Per capita GNP in the OECS is high in comparison both with the rest of the Caribbean region, and for that matter other developing regions. The lowest per capita income in the grouping is St Vincent and the Grenadines, with an amount of just under US$3,000. Compared to the wider Caribbean, however, this was about six and a half times as large as that of the lowest

(Haiti), and four times that of Guyana (the next lowest). The highest per capita income in the OECS (British Virgin Islands, US$34,394) was more than ten times as large as the lowest in the grouping. The average per capita income for all the territories of the OECS was just under US$5,000.

Macroeconomic performance

There is one particular feature of the OECS economy that has often been credited with its good economic performance in the 1980s and 1990s. That is, these territories belong to the Eastern Caribbean Central Bank (ECCB). Under the arrangements of the ECCB, individual governments are severely constrained in their ability to create 'money' through the banking system. Furthermore, in practice current government revenue in the OECS has averaged just under 30 per cent of the OECS' GDP, and the overall public sector deficit has been quite small, averaging less that one per cent of GDP.
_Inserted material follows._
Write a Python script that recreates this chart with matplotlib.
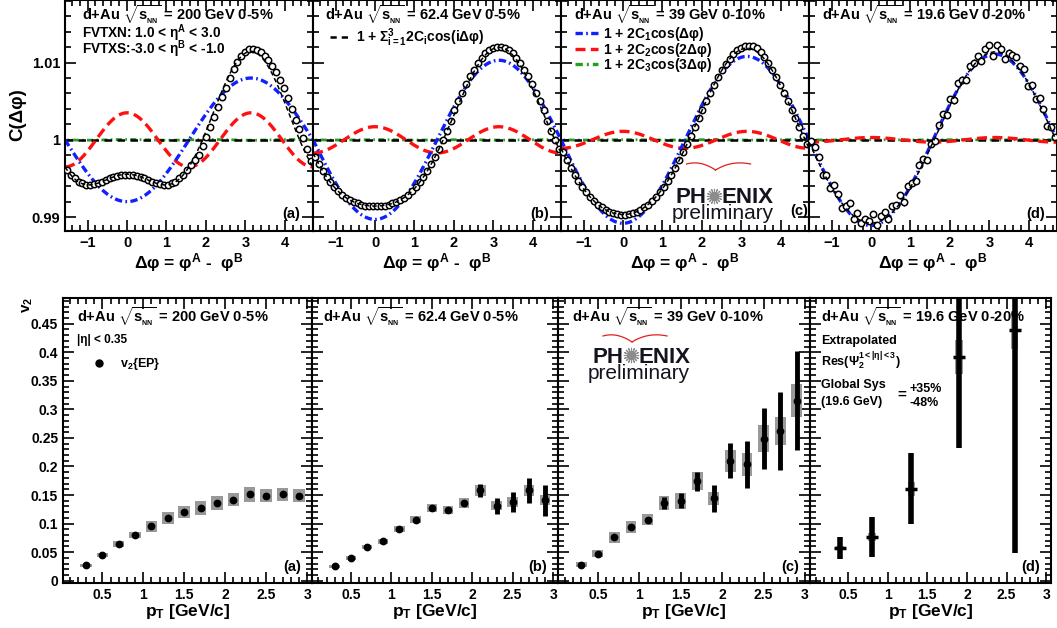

This pattern has allowed these countries to maintain a stable exchange rate and, with the absence of significant fiscal deficits, to avoid inflation. Recorded inflation in the OECS has been in the low single digit range in the 1990s. This performance is in contrast to that of the larger countries, particularly Guyana, Trinidad and Tobago, and Jamaica. All of these suffered severe macroeconomic disequilibrium in the 1980s and 1990s.

Indeed, Guyana and Jamaica have had such prolonged periods of structural/macroeconomic disequilibrium that adjustment to that occurrence still characterises their contemporary growth.